+++ Information supplied
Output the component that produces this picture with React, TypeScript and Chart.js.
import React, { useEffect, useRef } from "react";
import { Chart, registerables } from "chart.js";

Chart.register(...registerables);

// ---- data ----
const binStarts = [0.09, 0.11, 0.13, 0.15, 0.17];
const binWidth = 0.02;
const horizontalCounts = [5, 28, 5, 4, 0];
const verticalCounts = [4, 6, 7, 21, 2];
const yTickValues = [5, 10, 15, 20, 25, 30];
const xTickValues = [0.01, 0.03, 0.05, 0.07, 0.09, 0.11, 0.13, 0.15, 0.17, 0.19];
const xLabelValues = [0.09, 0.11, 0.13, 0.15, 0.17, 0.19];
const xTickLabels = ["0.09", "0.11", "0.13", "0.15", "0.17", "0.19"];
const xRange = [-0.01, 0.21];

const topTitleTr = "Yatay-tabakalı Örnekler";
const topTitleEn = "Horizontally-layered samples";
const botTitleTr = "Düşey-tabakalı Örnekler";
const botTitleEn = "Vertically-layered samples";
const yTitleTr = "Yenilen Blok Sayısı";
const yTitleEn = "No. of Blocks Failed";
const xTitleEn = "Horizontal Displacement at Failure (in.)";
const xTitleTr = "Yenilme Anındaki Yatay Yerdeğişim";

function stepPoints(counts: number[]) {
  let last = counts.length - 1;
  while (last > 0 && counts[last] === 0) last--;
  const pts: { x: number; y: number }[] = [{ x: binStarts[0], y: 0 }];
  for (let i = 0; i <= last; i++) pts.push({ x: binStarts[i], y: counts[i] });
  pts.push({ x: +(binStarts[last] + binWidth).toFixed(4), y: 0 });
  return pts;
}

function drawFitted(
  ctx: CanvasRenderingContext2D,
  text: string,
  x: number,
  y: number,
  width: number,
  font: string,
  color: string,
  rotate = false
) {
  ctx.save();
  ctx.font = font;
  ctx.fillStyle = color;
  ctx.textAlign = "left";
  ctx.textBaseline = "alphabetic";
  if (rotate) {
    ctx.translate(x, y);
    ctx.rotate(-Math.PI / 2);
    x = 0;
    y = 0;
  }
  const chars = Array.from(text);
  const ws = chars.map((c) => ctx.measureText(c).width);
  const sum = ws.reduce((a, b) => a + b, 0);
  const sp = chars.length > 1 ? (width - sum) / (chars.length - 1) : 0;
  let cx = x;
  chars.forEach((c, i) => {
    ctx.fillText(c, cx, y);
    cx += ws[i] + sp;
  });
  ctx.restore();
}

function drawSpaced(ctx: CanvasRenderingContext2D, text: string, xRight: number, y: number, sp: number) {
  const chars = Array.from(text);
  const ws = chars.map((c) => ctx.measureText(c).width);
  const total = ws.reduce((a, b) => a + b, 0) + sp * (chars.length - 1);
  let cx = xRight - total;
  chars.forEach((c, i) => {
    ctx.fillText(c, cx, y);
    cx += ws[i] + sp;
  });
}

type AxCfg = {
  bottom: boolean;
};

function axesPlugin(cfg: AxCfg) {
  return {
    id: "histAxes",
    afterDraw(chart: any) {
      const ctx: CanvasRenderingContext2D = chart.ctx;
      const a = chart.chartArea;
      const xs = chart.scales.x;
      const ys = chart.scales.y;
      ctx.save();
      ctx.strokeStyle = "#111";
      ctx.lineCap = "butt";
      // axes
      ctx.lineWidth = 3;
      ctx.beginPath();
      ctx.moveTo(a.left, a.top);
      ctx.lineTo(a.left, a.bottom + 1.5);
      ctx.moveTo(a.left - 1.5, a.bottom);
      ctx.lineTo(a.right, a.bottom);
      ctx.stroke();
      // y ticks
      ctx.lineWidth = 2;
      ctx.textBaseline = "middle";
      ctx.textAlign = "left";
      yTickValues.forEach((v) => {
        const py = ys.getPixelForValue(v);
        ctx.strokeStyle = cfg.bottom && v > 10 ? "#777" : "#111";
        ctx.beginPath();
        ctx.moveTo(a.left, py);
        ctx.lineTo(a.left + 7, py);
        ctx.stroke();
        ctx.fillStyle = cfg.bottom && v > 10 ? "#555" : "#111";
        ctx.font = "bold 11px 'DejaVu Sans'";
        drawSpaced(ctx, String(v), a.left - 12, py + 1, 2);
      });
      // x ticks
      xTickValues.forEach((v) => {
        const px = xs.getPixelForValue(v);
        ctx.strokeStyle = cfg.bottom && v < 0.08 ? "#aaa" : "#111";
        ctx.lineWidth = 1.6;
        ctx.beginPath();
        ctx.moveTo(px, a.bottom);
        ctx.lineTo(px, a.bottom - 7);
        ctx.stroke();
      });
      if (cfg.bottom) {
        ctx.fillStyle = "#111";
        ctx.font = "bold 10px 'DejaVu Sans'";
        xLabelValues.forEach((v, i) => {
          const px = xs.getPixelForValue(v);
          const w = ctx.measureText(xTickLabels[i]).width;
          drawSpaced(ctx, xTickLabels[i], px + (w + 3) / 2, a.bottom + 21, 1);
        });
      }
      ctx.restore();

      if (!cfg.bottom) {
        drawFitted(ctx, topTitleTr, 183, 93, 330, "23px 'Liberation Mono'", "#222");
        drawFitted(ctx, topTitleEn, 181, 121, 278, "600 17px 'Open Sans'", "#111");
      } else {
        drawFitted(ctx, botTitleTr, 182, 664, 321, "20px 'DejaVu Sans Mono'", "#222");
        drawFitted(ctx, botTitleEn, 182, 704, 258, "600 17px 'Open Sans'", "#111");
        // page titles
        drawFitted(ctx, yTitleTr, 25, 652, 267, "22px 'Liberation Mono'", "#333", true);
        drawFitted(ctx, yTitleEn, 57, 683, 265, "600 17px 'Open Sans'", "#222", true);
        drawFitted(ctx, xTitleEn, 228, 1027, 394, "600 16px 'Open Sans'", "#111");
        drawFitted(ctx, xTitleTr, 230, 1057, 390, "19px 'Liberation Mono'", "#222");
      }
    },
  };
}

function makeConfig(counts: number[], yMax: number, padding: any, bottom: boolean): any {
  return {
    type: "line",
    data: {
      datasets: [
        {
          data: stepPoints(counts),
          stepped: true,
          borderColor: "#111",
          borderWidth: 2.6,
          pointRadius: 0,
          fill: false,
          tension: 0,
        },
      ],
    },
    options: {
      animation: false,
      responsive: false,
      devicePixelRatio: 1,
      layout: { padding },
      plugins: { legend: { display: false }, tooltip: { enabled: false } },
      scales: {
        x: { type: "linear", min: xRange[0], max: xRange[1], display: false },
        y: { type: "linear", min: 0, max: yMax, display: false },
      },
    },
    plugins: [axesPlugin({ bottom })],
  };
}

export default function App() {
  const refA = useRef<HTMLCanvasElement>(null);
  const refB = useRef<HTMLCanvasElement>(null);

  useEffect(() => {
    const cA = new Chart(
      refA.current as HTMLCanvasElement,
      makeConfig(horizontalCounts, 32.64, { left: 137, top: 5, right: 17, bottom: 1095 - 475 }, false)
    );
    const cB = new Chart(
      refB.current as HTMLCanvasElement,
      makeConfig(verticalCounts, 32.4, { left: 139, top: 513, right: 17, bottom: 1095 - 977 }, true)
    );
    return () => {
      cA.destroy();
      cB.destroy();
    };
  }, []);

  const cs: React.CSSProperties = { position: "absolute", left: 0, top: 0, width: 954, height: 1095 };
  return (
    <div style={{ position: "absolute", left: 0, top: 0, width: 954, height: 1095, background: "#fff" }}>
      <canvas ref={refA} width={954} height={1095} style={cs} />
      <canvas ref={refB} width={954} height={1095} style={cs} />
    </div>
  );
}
++++++
Extract the lines above, from the first one through the one containing "Chart.register(...registerables);", and return only those, unchanged.

Output the component that produces this picture with React, TypeScript and Chart.js.
import React, { useEffect, useRef } from "react";
import { Chart, registerables } from "chart.js";

Chart.register(...registerables);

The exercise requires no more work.